Many would certainly recognise some of the images on display: Free Derry Corner, Clive Limpkin’s 1969 iconic photograph of a gas-mask wearing youth carrying a petrol bomb in the Bogside and a famous image of hunger striker Bobby Sands’ smiling face. All are prominently displayed.
What visitors might not realise however is that this establishment is operated by a far-right Italian group called Cassagi Firenze and is a prime example of how the Italian far right has attempted to appropriate the Bobby Sands image and events in recent Irish history to further its own agenda.
Reminiscent of behaviour also seen during the Mussolini fascist era, the Italian right has long been known to appropriate symbols of the left in an attempt to promote its racist ideology and to highlight its opposition to issues such as immigrants’ integration in Italy.
Its use of images associated with Irish republicanism has not gone unnoticed as comments posted online on restaurant review website restaurantguru show.
“Absolute idiots who haven’t a clue that Irish republicanism isn’t about racism,” says one and “Confused nonsense that knows nothing of the fight for equality and diversity that these murals represent” says another.
In recent years, the Bobby Sands Trust has condemned several Italian organisations for their appropriation of the hunger striker’s image. Danny Morrison, on behalf of the Trust, condemned another neo-fascist Italian group, CasaPound Italia, for misappropriating Bobby Sands’ image and the commercialisation of his symbolism for their own political gain.
Italian neo-fascist parties exploit other conflicts as they attempt to counteract the struggles of Italian leftist parties.
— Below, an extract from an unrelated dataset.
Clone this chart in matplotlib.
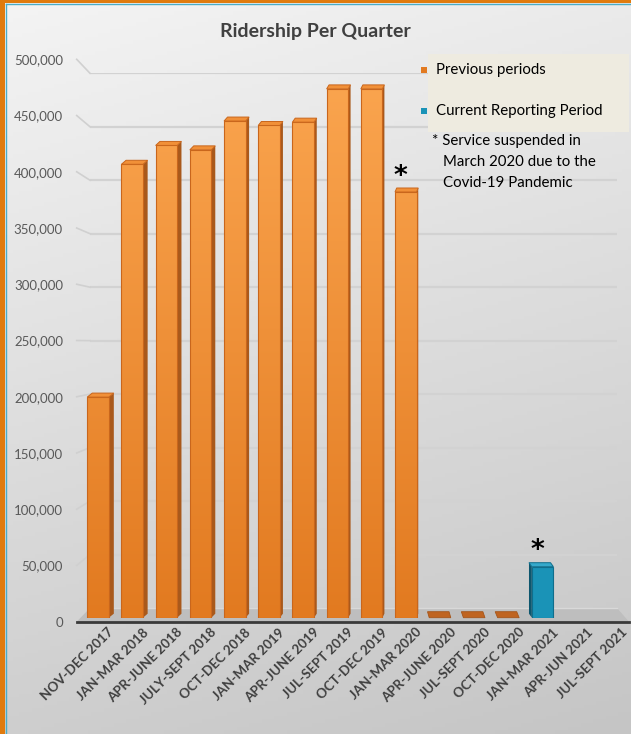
import numpy as np
import matplotlib
matplotlib.use("Agg")
import matplotlib.pyplot as plt
from matplotlib.patches import Polygon, Rectangle
from matplotlib.colors import LinearSegmentedColormap
from matplotlib.transforms import offset_copy

# data
quarters = ["NOV-DEC 2017", "JAN-MAR 2018", "APR-JUNE 2018", "JULY-SEPT 2018",
            "OCT-DEC 2018", "JAN-MAR 2019", "APR-JUNE 2019", "JUL-SEPT 2019",
            "OCT-DEC 2019", "JAN-MAR 2020", "APR-JUNE 2020", "JUL-SEPT 2020",
            "OCT-DEC 2020", "JAN-MAR 2021", "APR-JUN 2021", "JUL-SEPT 2021"]
ridership = [199000, 409000, 426000, 422000, 448000, 444000, 447000, 477000,
             477000, 384000, 0, 0, 0, 46000, np.nan, np.nan]
current_quarters = ["JAN-MAR 2021"]
starred_quarters = ["JAN-MAR 2020", "JAN-MAR 2021"]
y_ticks = list(range(0, 500001, 50000))
legend_labels = ["Previous periods", "Current Reporting Period"]
note_lines = ["* Service suspended in", "March 2020 due to the", "Covid-19 Pandemic"]

# colours
ORANGE_LO, ORANGE_HI = "#E27A20", "#FBA650"
ORANGE_SIDE, ORANGE_EDGE, ORANGE_CAP = "#A9591B", "#C9661C", "#F19038"
ORANGE_FLAT = "#BF6421"
BLUE, BLUE_SIDE, BLUE_CAP = "#1A93B7", "#0D566E", "#36A9CB"
BORDER, INNER_LINE = "#E07B0E", "#4BACC6"
TEXT = "#404040"

plt.rcParams["font.family"] = ["Lato", "DejaVu Sans"]

W, H = 631, 734
fig = plt.figure(figsize=(W / 100, H / 100), dpi=100)


def box(x0, x1, top, bottom):
    # pixel box (from the top-left corner) -> figure fraction rect
    return [x0 / W, 1 - bottom / H, (x1 - x0) / W, (bottom - top) / H]


def pt(ax, x, y, dx=0.0, dy=0.0):
    # data point of an axes, nudged by some pixels, in figure fraction
    p = ax.transData.transform((x, y))
    return fig.transFigure.inverted().transform((p[0] + dx, p[1] + dy))


# background gradient + border
ax_bg = fig.add_axes([0, 0, 1, 1], zorder=0)
yy, xx = np.mgrid[0:1:200j, 0:1:200j]
bg_cmap = LinearSegmentedColormap.from_list("bg", ["#F4F4F4", "#C5C5C5"])
ax_bg.imshow(0.8 * yy + 0.2 * xx, cmap=bg_cmap, extent=[0, 1, 0, 1],
             origin="upper", aspect="auto")
ax_bg.set_xlim(0, 1)
ax_bg.set_ylim(0, 1)
ax_bg.set_axis_off()
ax_bg.add_patch(Rectangle((0, 1 - 3 / H), 1, 3 / H, color=BORDER, lw=0))
ax_bg.add_patch(Rectangle((0, 0), 5 / W, 1, color=BORDER, lw=0))
ax_bg.plot([5.5 / W, 5.5 / W], [0, 1 - 3.5 / H], color=INNER_LINE, lw=1)
ax_bg.plot([5.5 / W, 1], [1 - 3.5 / H, 1 - 3.5 / H], color=INNER_LINE, lw=1)

# three planes of the 3d box: back wall, bar plane, front edge
ax_back = fig.add_axes(box(90, 617, 73.3, 608), zorder=1)
ax_front = fig.add_axes(box(76.7, 629, 59.3, 621.7), zorder=2)
ax_mid = fig.add_axes(box(80.9, 628.1, 63.4, 617.7), zorder=3)
for ax in (ax_back, ax_front, ax_mid):
    ax.set_xlim(-0.5, len(quarters) - 0.5)
    ax.set_ylim(0, 500000)
    ax.set_facecolor("none")
    for s in ax.spines.values():
        s.set_visible(False)
    ax.set_xticks([])

ax_back.set_yticks(y_ticks[1:])
ax_back.grid(axis="y", color="#D2D2D2", lw=1.6)
ax_back.tick_params(length=0, labelleft=False)

ax_front.set_yticks(y_ticks)
ax_front.set_yticklabels([f"{t:,}" for t in y_ticks])
ax_front.tick_params(axis="y", length=0, pad=9.9, labelsize=9.5, labelcolor="#595959")

ax_mid.set_yticks([])

# side wall lines joining the labels to the back grid
for t in y_ticks[1:]:
    a, b = pt(ax_front, -0.5, t), pt(ax_back, -0.5, t)
    ax_front.plot([a[0], b[0]], [a[1], b[1]], transform=fig.transFigure,
                  color="#D0D0D0", lw=1.2, clip_on=False)

# floor
x_lo, x_hi = -0.5, len(quarters) - 0.5
floor = [pt(ax_front, x_lo, 0), pt(ax_front, x_hi, 0), pt(ax_back, x_hi, 0), pt(ax_back, x_lo, 0)]
ax_mid.add_patch(Polygon(floor, closed=True, transform=fig.transFigure, facecolor="#BEBEBE",
                         edgecolor="none", zorder=1, clip_on=False))
ax_mid.plot([floor[3][0], floor[2][0]], [floor[3][1], floor[2][1]], transform=fig.transFigure,
            color="#D9D9D9", lw=1, zorder=1.5, clip_on=False)
ax_mid.plot([floor[0][0], floor[1][0]], [floor[0][1], floor[1][1]], transform=fig.transFigure,
            color="#3A3A3A", lw=2, zorder=1.5, clip_on=False)

# bars
bar_w = 0.63
orange_cmap = LinearSegmentedColormap.from_list("or", [ORANGE_LO, ORANGE_HI])
grad = np.linspace(0, 1, 256).reshape(-1, 1)
vanish_x = 420

for i, (q, v) in enumerate(zip(quarters, ridership)):
    if np.isnan(v):
        continue
    cur = q in current_quarters
    left, right = i - bar_w / 2, i + bar_w / 2
    cx = ax_mid.transData.transform((i, 0))[0]
    side = np.sign(vanish_x - cx) * (1.5 + 0.011 * abs(vanish_x - cx))

    if v > 0:
        bar = ax_mid.bar(i, v, width=bar_w, facecolor=BLUE if cur else "none",
                         edgecolor="#0F6E8C" if cur else ORANGE_EDGE, lw=0.8, zorder=4)[0]
        if not cur:
            im = ax_mid.imshow(grad, cmap=orange_cmap, extent=[left, right, 0, 500000],
                               origin="lower", aspect="auto", zorder=3.9)
            im.set_clip_path(bar)
        cap = 4
        ex = right if side > 0 else left
        side_pts = [pt(ax_mid, ex, 0), pt(ax_mid, ex, v), pt(ax_mid, ex, v, side, cap),
                    pt(ax_mid, ex, 0, side, cap)]
        ax_mid.add_patch(Polygon(side_pts, transform=fig.transFigure,
                                 facecolor=BLUE_SIDE if cur else ORANGE_SIDE,
                                 edgecolor="none", zorder=3.8, clip_on=False))
        cap_pts = [pt(ax_mid, left, v), pt(ax_mid, right, v), pt(ax_mid, right, v, side, cap),
                   pt(ax_mid, left, v, side, cap)]
        ax_mid.add_patch(Polygon(cap_pts, transform=fig.transFigure,
                                 facecolor=BLUE_CAP if cur else ORANGE_CAP,
                                 edgecolor="#0F6E8C" if cur else ORANGE_EDGE, lw=0.7,
                                 zorder=4.1, clip_on=False))
    else:
        # empty quarters only show the flat top of the column
        cap_pts = [pt(ax_mid, left, v), pt(ax_mid, right, v), pt(ax_mid, right, v, side, 6),
                   pt(ax_mid, left, v, side, 6)]
        ax_mid.add_patch(Polygon(cap_pts, transform=fig.transFigure, facecolor=ORANGE_FLAT,
                                 edgecolor="#A4551A", lw=0.6, zorder=4, clip_on=False))

    if q in starred_quarters:
        ax_mid.annotate("*", (i, v), xytext=(-3.6, 6), textcoords="offset points",
                        ha="center", va="baseline", fontsize=19, fontweight="bold",
                        family="DejaVu Sans", color="black", zorder=6,
                        annotation_clip=False)

# category labels
lab_tr = offset_copy(ax_mid.transData, fig=fig, x=7, y=-6, units="points")
for i, q in enumerate(quarters):
    ax_mid.text(i, 0, q, transform=lab_tr, rotation=45, rotation_mode="anchor",
                ha="right", va="top", fontsize=9.6, fontweight="bold", color=TEXT,
                clip_on=False)

# title
fig.text(315 / W, 1 - 32 / H, "Ridership Per Quarter", ha="center", va="center",
         fontsize=14, fontweight="bold", color=TEXT, zorder=5)

# legend box, drawn by hand to match the original layout
ax_mid.add_patch(Rectangle((428 / W, 1 - 132 / H), 201 / W, 78 / H, transform=fig.transFigure,
                           facecolor="#EEEBE0", edgecolor="none", zorder=5, clip_on=False))
for lab, col, ypx in zip(legend_labels, [ORANGE_LO, BLUE], [70, 111]):
    ax_mid.add_patch(Rectangle((420.7 / W, 1 - (ypx + 3) / H), 6 / W, 6 / H,
                               transform=fig.transFigure, facecolor=col, edgecolor="none",
                               zorder=6, clip_on=False))
    fig.text(436 / W, 1 - ypx / H, lab, ha="left", va="center", fontsize=10.8,
             color="black", zorder=6)

for k, (line, ypx) in enumerate(zip(note_lines, [141, 162, 183])):
    fig.text((432 if k == 0 else 443) / W, 1 - ypx / H, line, ha="left", va="center",
             fontsize=10.8, color="black", zorder=6)

fig.savefig("out.png", dpi=100)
Their interest in Bobby Sands goes back to a time when many from the radical right engaged in the “dark years” of right-wing, neo-fascist terrorism that took place in Italy since the 1970s. They claimed parallels with the IRA campaign of the same era and subsequently engaged in the exploitation of Sands’ image for their own neo-fascist purposes.
The primary objective of course is to oppose leftist ideals, overthrow the current Italian political system and replace it with a fascist regime. And, through the use of Sands’ image they aim to popularise this goal.
Undeniably, Sands’ memory remains contentious in Ireland. For example, some hunger strikers’ family members have accused Sinn Féin in the past of “blatant electioneering” when using images of Sands and others during election campaigns; the party insisted the use of such images was “dignified and respectful”.
Others have no time for him or for the organisation he belonged to. For them, he was a convicted member of a terrorist group who chose to take his own life.
In Italy, right-wing parties’ obsession with his figure seems counter-intuitive.
The continuum of historical narratives appears ultimately to be fragmented in Ireland, making the observation of his figure in the Italian context and its use for commercialisation abroad very interesting.
Italy’s (initially) critical reaction at his death on the 66th day of his prison protest, now celebrates Sands’ memory through the Historical Institute of Resistance in Pistoia, an institute of anti-fascist resistance.
The institution brings together Sands’ ideals with that of others whom he impacted, such as Mandela and his role in South Africa’s resistance.
Indeed, South African prisoners in Robben Island during the apartheid claimed to “be their own Sands”, as recounted by Riccardo Michelucci in the introduction of a recently released Italian edition of Bobby Sands’ prison writings, Writings from Prison, Poetry and Prose: Bobby Sands.
Rome and Turin feature murals of his figure countering right-wing radical parties’ paradoxical use of Sands’ imagery.
On Irish grounds, and in Trinity College Dublin where Sands continues to be controversial for some, the past seems not to have come to terms with the present. This, due to a large scale oppressive and traumatic history that an external character like myself cannot presume to discuss.
* Alma Rinaldi is a student of History and Politics at Trinity College Dublin.